Moreover, the multivariate setting naturally accommodates relations, spans, multispans, and “stuff operators”, thereby linking the theory to higher‑categorical constructions such as bicategories of spans and double categories.
A particularly compelling application is presented in the context of quantum field theory. Feynman diagrams form highly symmetric tree‑like graphs; their automorphism groups encode physical redundancies that must be quotiented out in perturbative expansions. By modeling such diagrams as objects of a suitable groupoid and applying a polynomial functor over that groupoid, one obtains a combinatorial description that automatically factors out symmetries. This yields cleaner enumeration formulas and clarifies the role of symmetry factors in the perturbative series, all without leaving the purely combinatorial realm.

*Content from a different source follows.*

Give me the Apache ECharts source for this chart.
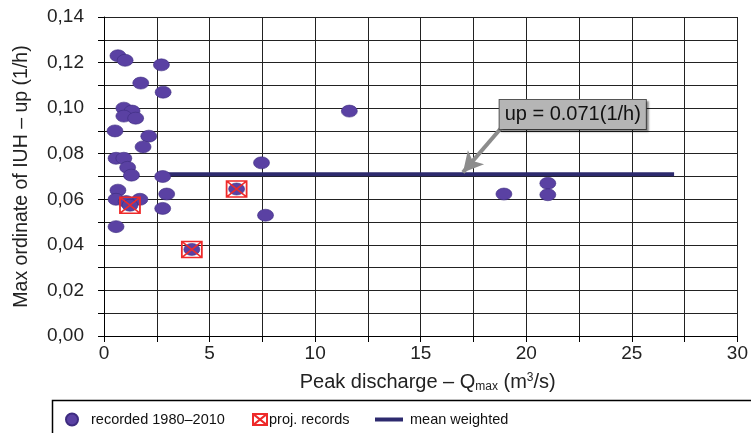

The author also discusses the categorical semantics of the theory. Locally cartesian closed (LCC) 2‑categories provide a model for 2‑truncated intensional type theory, while fully homotopical models require LCC (\infty)-categories. Ongoing joint work with David Gepner is developing the (\infty)-categorical analogue, leading to “homotopical species” – a higher‑dimensional generalisation of Joyal’s species where the underlying indexing objects are (\infty)-groupoids. The results presented in the talk are essentially 2‑truncations of those (\infty)-level theorems, indicating that the full power of the theory lies in the homotopy‑coherent setting.
In summary, by upgrading polynomial functors to the groupoid level, the paper furnishes a unifying, homotopy‑theoretic language for data types with symmetry, bridges several strands of combinatorial and categorical research, and opens a pathway toward homotopical semantics for advanced type theories and quantum‑field‑theoretic combinatorics.